George Jonas writes:
This week, a letter-writer called me a “gun nut.” He probably got the “nut” part right, but boy, was he ever wrong about the “gun.”
I don’t hunt. I don’t shoot. I don’t own a gun. As a teenager, I traded a gift gun for a stamp. When I got guns as gifts in later life, I gave them away.
No, I’m not a gun nut. I’m a freedom nut.
It isn’t a gun I want; what I want is for my neighbour to be as free to own his gun as his father was. I have a selfish reason:
The state that can tie my neighbour’s ownership of a gun to inane conditions can similarly restrict my ownership of anything I want, including a light bulb.
Another correspondent says that, despite what I think, most Canadians agree that a gun in the home is more likely to harm its owner or a member of the family than it is to harm an intruder.
This may shock the letter-writer: Whether most Canadians agree or not, I do. It’s one reason I don’t own a gun. Except I don’t think that what I think, or the letter-writer thinks, or even most Canadians think, should invalidate the choice of any Canadian who prefers to play different odds.
If a majority of Canadians fear guns more than intruders, great. They shouldn’t keep guns. Maybe they should keep intruders. They just shouldn’t harass and persecute Canadians who fear intruders more than guns.
And sometimes? They’re even the Gestapo!
The other day I argued with a Canadian “conservative” male about guns.

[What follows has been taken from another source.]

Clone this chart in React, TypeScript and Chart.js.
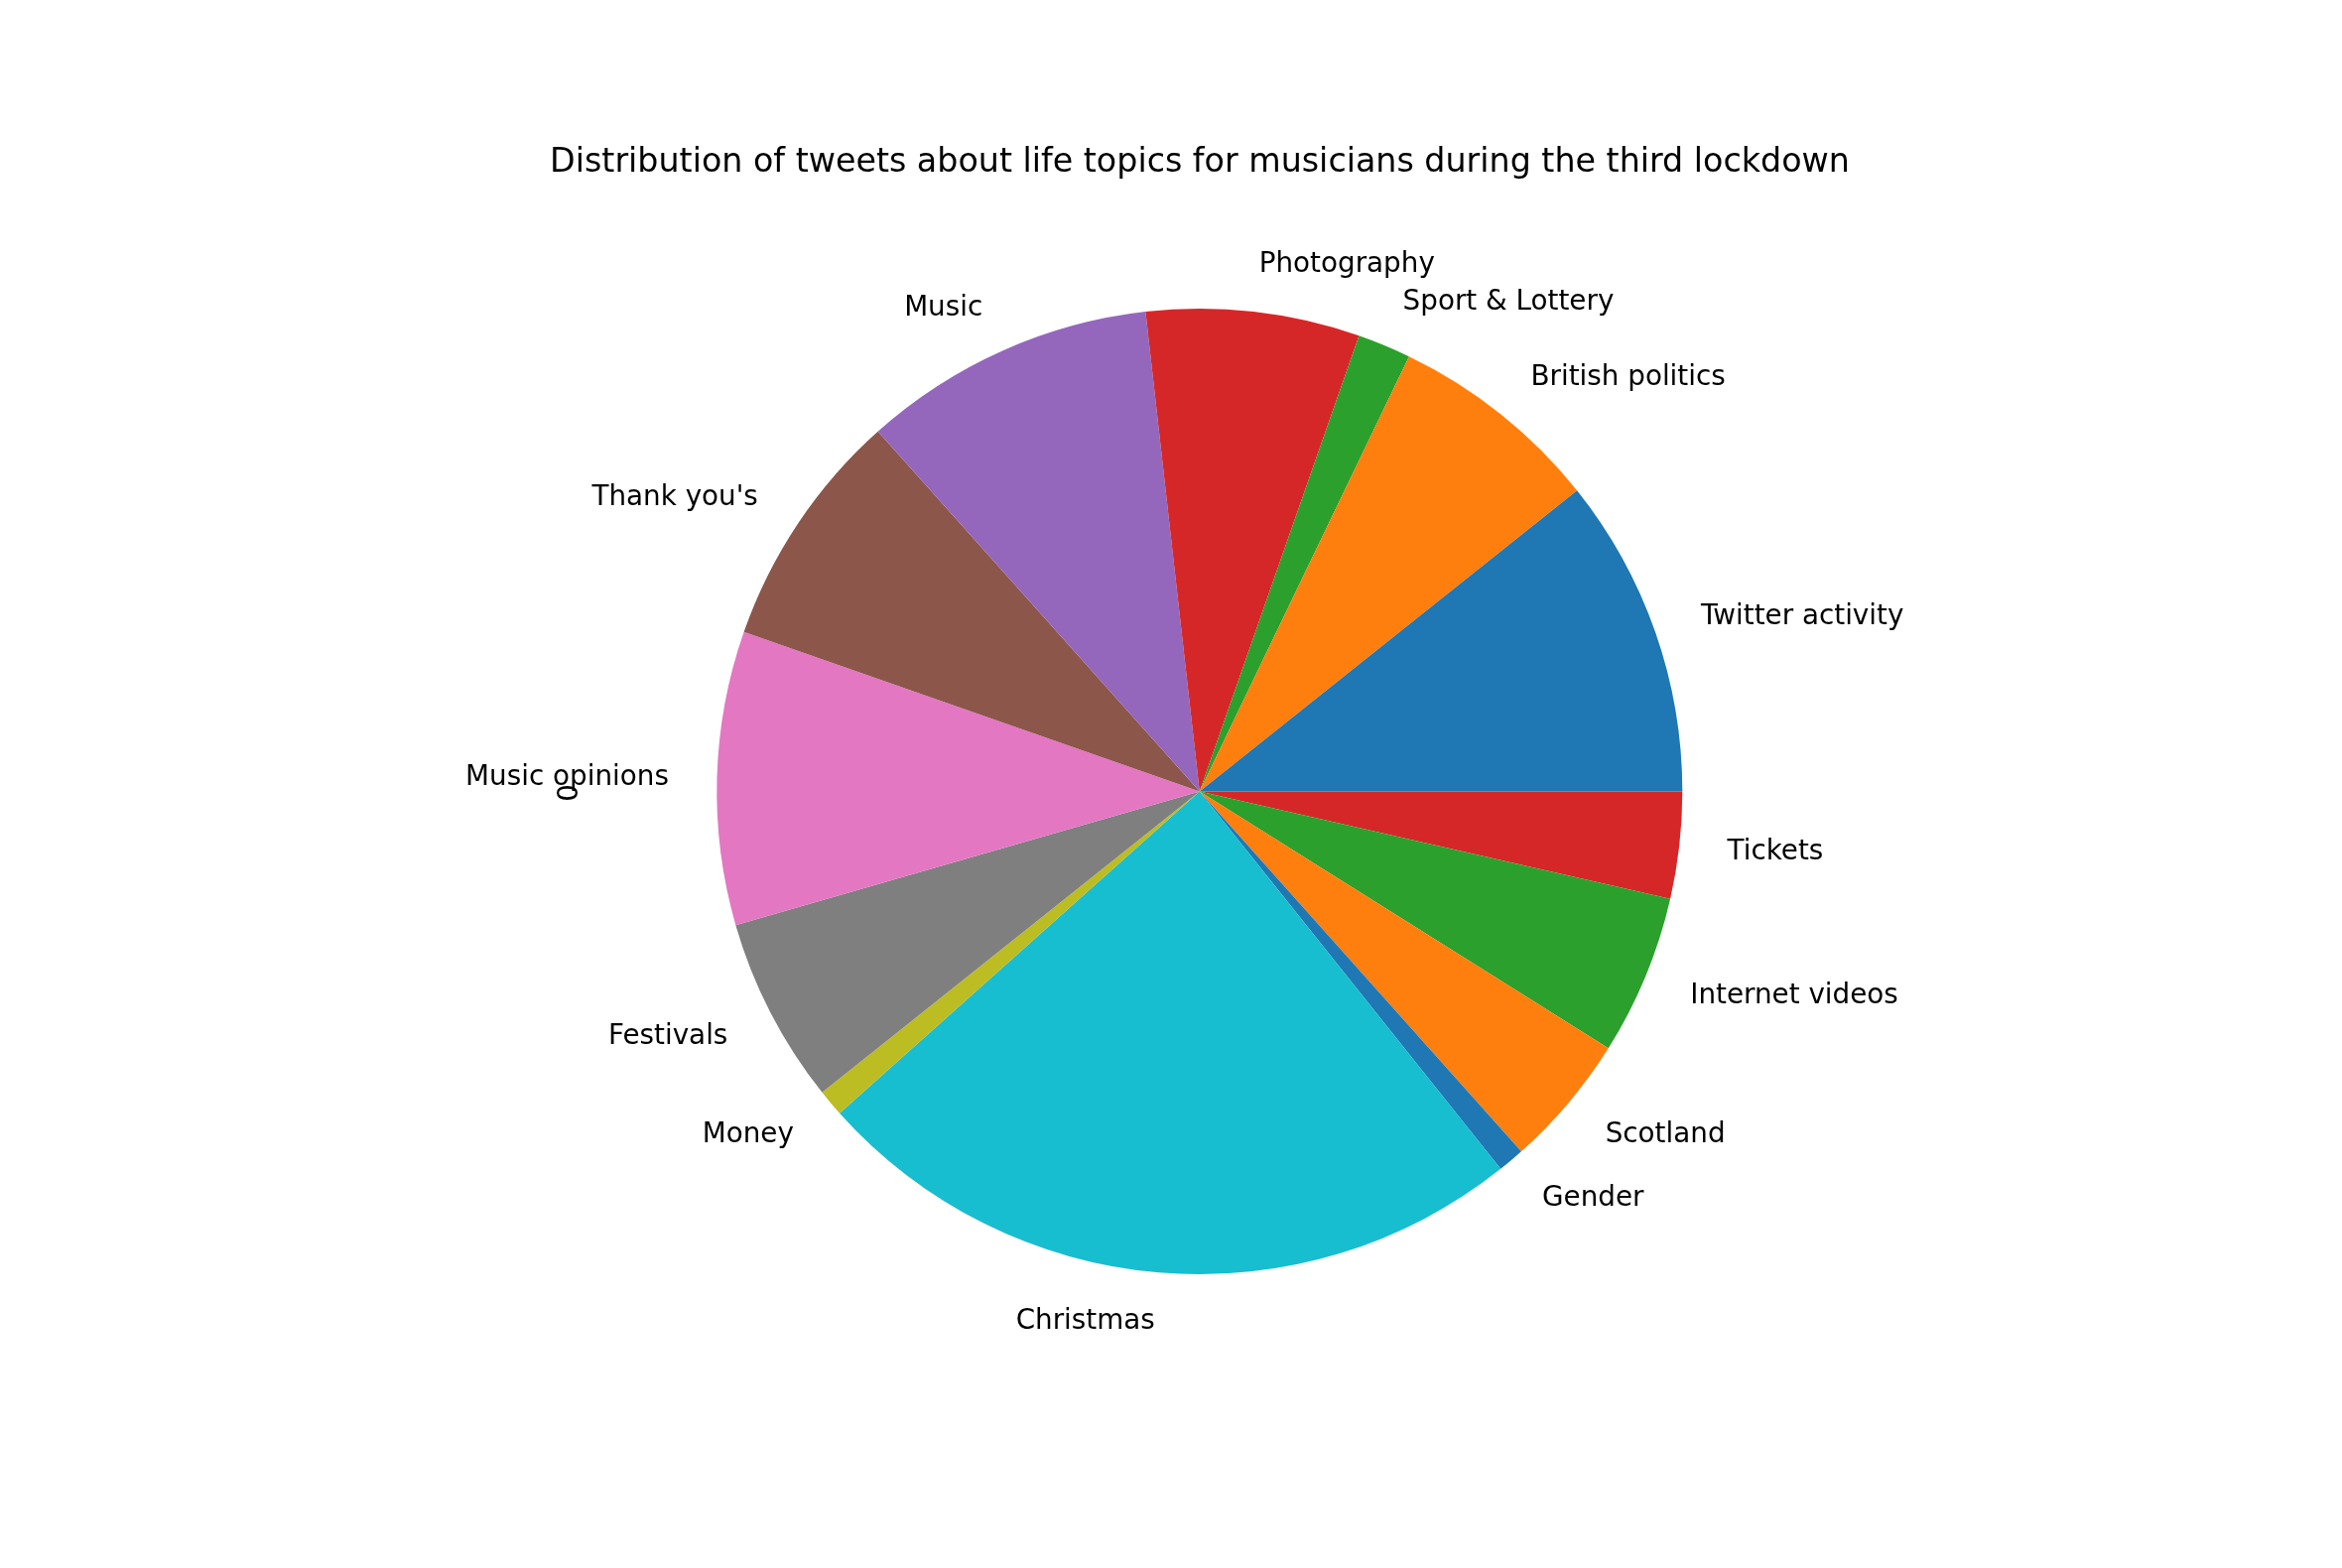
import React, { useEffect, useRef } from "react";
import { Chart, registerables } from "chart.js";

Chart.register(...registerables);

const TITLE = "Distribution of tweets about life topics for musicians during the third lockdown";
const Y_LABEL = "0";
const CATEGORIES = [
  "Twitter activity",
  "British politics",
  "Sport & Lottery",
  "Photography",
  "Music",
  "Thank you's",
  "Music opinions",
  "Festivals",
  "Money",
  "Christmas",
  "Gender",
  "Scotland",
  "Internet videos",
  "Tickets",
];
const VALUES = [12, 8, 2, 8, 11, 9, 11, 7, 1, 27, 1, 5, 6, 4];
const TAB10 = [
  "#1f77b4",
  "#ff7f0e",
  "#2ca02c",
  "#d62728",
  "#9467bd",
  "#8c564b",
  "#e377c2",
  "#7f7f7f",
  "#bcbd22",
  "#17becf",
];

const FONT = "'DejaVu Sans', sans-serif";

export default function App() {
  const ref = useRef<HTMLCanvasElement | null>(null);

  useEffect(() => {
    const canvas = ref.current;
    if (!canvas) return;
    const colors = CATEGORIES.map((_, i) => TAB10[i % TAB10.length]);
    // matplotlib draws counter-clockwise from 3 o'clock; Chart.js goes clockwise,
    // so reverse the order and start at 3 o'clock.
    const labels = [...CATEGORIES].reverse();
    const data = [...VALUES].reverse();
    const bg = [...colors].reverse();

    const labelPlugin = {
      id: "mplLabels",
      afterDraw(chart: any) {
        const ctx = chart.ctx as CanvasRenderingContext2D;
        const meta = chart.getDatasetMeta(0);
        ctx.save();
        ctx.fillStyle = "#000";
        // y label "0" (rotated)
        ctx.save();
        ctx.font = `27.8px ${FONT}`;
        ctx.translate(575, 799);
        ctx.rotate(-Math.PI / 2);
        ctx.textAlign = "center";
        ctx.textBaseline = "middle";
        ctx.fillText(Y_LABEL, 0, 0);
        ctx.restore();

        ctx.font = `27.8px ${FONT}`;
        ctx.textBaseline = "middle";
        meta.data.forEach((arc: any, i: number) => {
          const p = arc.getProps(["x", "y", "startAngle", "endAngle", "outerRadius"], true);
          const mid = (p.startAngle + p.endAngle) / 2;
          const r = p.outerRadius * 1.1;
          const x = p.x + r * Math.cos(mid);
          const y = p.y + r * Math.sin(mid) + 1.5;
          ctx.textAlign = Math.cos(mid) > 0 ? "left" : "right";
          ctx.fillText(chart.data.labels[i], x, y);
        });

        ctx.font = `33.3px ${FONT}`;
        ctx.textAlign = "center";
        ctx.textBaseline = "alphabetic";
        ctx.fillText(TITLE, 1209, 173);
        ctx.restore();
      },
    };

    const chart = new Chart(canvas, {
      type: "pie",
      data: {
        labels,
        datasets: [
          {
            data,
            backgroundColor: bg,
            borderWidth: 0,
          },
        ],
      },
      options: {
        responsive: false,
        animation: false,
        rotation: 90,
        layout: {
          padding: { top: 311, bottom: 296, left: 722.3, right: 664.7 },
        },
        plugins: {
          legend: { display: false },
          title: { display: false },
          tooltip: { enabled: false },
        },
      },
      plugins: [labelPlugin],
    });
    return () => chart.destroy();
  }, []);

  return (
    <div style={{ position: "fixed", left: 0, top: 0, width: 2360, height: 1580, background: "#fff" }}>
      <canvas ref={ref} width={2360} height={1580} style={{ width: 2360, height: 1580 }} />
    </div>
  );
}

You know how this turned out, if you are a regular reader, because you know from reading me or simply by leaving your house that Canadian “conservative” males are basically low tax liberal hawks. And this one? I’m not sure about the “low tax” since he held the well-known, highly conservative and traditional view we can trace back at least as far back as Burke, that I should be forced to pay for other people’s sex change operations through my extorted tax dollars…
In any event, my conversation with this young man, who happens to be Jewish, was aborted due to time contraints. It started out with him saying, he didn’t trust his neighbours, because he lived in a big Canadian city. Ergo, “Nobody who lives in a big city should have a gun,” he declared.
Here’s the imaginary exchange that followed:
Me: So, if you live in London, you don’t need a gun and shouldn’t have one?
Me: If you live in, say, Berlin, you shouldn’t be allowed to have a gun?
Him: Absolutely not!
Me: And if you lived in Berlin in, say, 1938, you don’t think one would have come in handy…?
Naturally, I don’t have his response.